Short exercise
Copy the data precisely, character for character, and leave out every picture.

Stored data

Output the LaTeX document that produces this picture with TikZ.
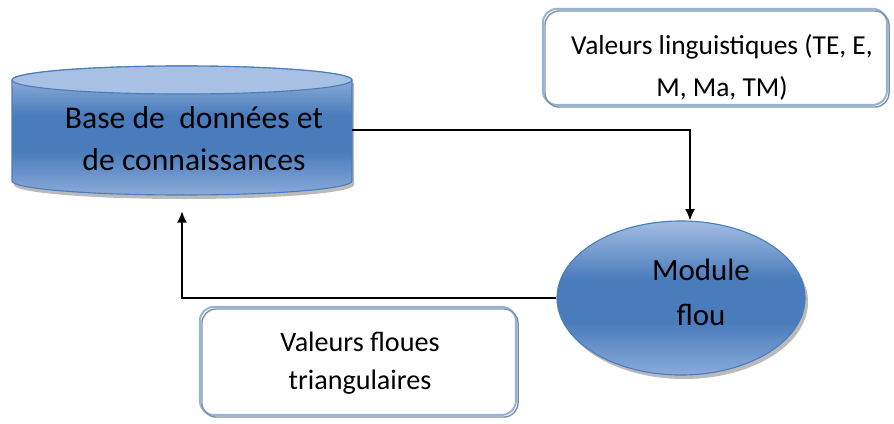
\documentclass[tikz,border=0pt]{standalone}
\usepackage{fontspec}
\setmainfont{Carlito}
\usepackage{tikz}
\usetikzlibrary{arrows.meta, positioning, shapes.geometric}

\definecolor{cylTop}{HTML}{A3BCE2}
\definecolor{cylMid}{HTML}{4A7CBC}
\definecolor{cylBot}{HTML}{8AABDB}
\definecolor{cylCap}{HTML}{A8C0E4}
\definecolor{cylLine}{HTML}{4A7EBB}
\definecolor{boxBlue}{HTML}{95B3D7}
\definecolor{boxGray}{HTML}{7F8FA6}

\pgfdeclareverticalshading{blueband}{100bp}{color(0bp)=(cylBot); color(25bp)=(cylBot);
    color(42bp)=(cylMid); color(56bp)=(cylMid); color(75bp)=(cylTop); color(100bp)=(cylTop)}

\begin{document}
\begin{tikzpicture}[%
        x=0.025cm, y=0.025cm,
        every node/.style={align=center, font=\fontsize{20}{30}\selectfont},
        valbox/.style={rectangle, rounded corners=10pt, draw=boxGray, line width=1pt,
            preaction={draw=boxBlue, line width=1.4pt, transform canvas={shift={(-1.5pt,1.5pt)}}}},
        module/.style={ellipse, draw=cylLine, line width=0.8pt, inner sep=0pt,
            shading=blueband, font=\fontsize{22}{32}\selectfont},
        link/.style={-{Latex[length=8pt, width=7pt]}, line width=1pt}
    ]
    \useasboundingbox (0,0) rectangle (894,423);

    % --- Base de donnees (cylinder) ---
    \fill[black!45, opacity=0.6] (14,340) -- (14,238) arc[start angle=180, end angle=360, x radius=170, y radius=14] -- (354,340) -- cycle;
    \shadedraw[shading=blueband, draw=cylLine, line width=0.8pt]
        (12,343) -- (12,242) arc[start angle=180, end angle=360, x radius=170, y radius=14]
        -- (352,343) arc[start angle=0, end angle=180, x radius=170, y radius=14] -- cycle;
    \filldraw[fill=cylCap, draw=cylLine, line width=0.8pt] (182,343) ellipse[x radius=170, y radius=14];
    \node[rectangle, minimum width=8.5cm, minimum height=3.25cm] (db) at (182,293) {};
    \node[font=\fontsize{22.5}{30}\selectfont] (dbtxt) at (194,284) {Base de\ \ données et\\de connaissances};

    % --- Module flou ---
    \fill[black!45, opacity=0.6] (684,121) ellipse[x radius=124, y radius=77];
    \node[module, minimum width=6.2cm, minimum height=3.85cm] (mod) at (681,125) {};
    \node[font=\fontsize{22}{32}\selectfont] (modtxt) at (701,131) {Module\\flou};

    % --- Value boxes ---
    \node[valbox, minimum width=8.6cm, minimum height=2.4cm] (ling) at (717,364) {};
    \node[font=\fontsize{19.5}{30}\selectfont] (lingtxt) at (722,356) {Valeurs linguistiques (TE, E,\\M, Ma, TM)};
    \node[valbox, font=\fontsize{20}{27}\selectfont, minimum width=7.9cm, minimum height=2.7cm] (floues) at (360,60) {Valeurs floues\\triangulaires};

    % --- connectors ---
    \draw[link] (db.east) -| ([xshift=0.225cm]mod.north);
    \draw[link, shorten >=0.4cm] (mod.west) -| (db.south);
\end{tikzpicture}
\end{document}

Complete answer
Output the LaTeX document that produces this picture with TikZ.
\documentclass[tikz,border=0pt]{standalone}
\usepackage{fontspec}
\setmainfont{Carlito}
\usepackage{tikz}
\usetikzlibrary{arrows.meta, positioning, shapes.geometric}

\definecolor{cylTop}{HTML}{A3BCE2}
\definecolor{cylMid}{HTML}{4A7CBC}
\definecolor{cylBot}{HTML}{8AABDB}
\definecolor{cylCap}{HTML}{A8C0E4}
\definecolor{cylLine}{HTML}{4A7EBB}
\definecolor{boxBlue}{HTML}{95B3D7}
\definecolor{boxGray}{HTML}{7F8FA6}

\pgfdeclareverticalshading{blueband}{100bp}{color(0bp)=(cylBot); color(25bp)=(cylBot);
    color(42bp)=(cylMid); color(56bp)=(cylMid); color(75bp)=(cylTop); color(100bp)=(cylTop)}

\begin{document}
\begin{tikzpicture}[%
        x=0.025cm, y=0.025cm,
        every node/.style={align=center, font=\fontsize{20}{30}\selectfont},
        valbox/.style={rectangle, rounded corners=10pt, draw=boxGray, line width=1pt,
            preaction={draw=boxBlue, line width=1.4pt, transform canvas={shift={(-1.5pt,1.5pt)}}}},
        module/.style={ellipse, draw=cylLine, line width=0.8pt, inner sep=0pt,
            shading=blueband, font=\fontsize{22}{32}\selectfont},
        link/.style={-{Latex[length=8pt, width=7pt]}, line width=1pt}
    ]
    \useasboundingbox (0,0) rectangle (894,423);

    % --- Base de donnees (cylinder) ---
    \fill[black!45, opacity=0.6] (14,340) -- (14,238) arc[start angle=180, end angle=360, x radius=170, y radius=14] -- (354,340) -- cycle;
    \shadedraw[shading=blueband, draw=cylLine, line width=0.8pt]
        (12,343) -- (12,242) arc[start angle=180, end angle=360, x radius=170, y radius=14]
        -- (352,343) arc[start angle=0, end angle=180, x radius=170, y radius=14] -- cycle;
    \filldraw[fill=cylCap, draw=cylLine, line width=0.8pt] (182,343) ellipse[x radius=170, y radius=14];
    \node[rectangle, minimum width=8.5cm, minimum height=3.25cm] (db) at (182,293) {};
    \node[font=\fontsize{22.5}{30}\selectfont] (dbtxt) at (194,284) {Base de\ \ données et\\de connaissances};

    % --- Module flou ---
    \fill[black!45, opacity=0.6] (684,121) ellipse[x radius=124, y radius=77];
    \node[module, minimum width=6.2cm, minimum height=3.85cm] (mod) at (681,125) {};
    \node[font=\fontsize{22}{32}\selectfont] (modtxt) at (701,131) {Module\\flou};

    % --- Value boxes ---
    \node[valbox, minimum width=8.6cm, minimum height=2.4cm] (ling) at (717,364) {};
    \node[font=\fontsize{19.5}{30}\selectfont] (lingtxt) at (722,356) {Valeurs linguistiques (TE, E,\\M, Ma, TM)};
    \node[valbox, font=\fontsize{20}{27}\selectfont, minimum width=7.9cm, minimum height=2.7cm] (floues) at (360,60) {Valeurs floues\\triangulaires};

    % --- connectors ---
    \draw[link] (db.east) -| ([xshift=0.225cm]mod.north);
    \draw[link, shorten >=0.4cm] (mod.west) -| (db.south);
\end{tikzpicture}
\end{document}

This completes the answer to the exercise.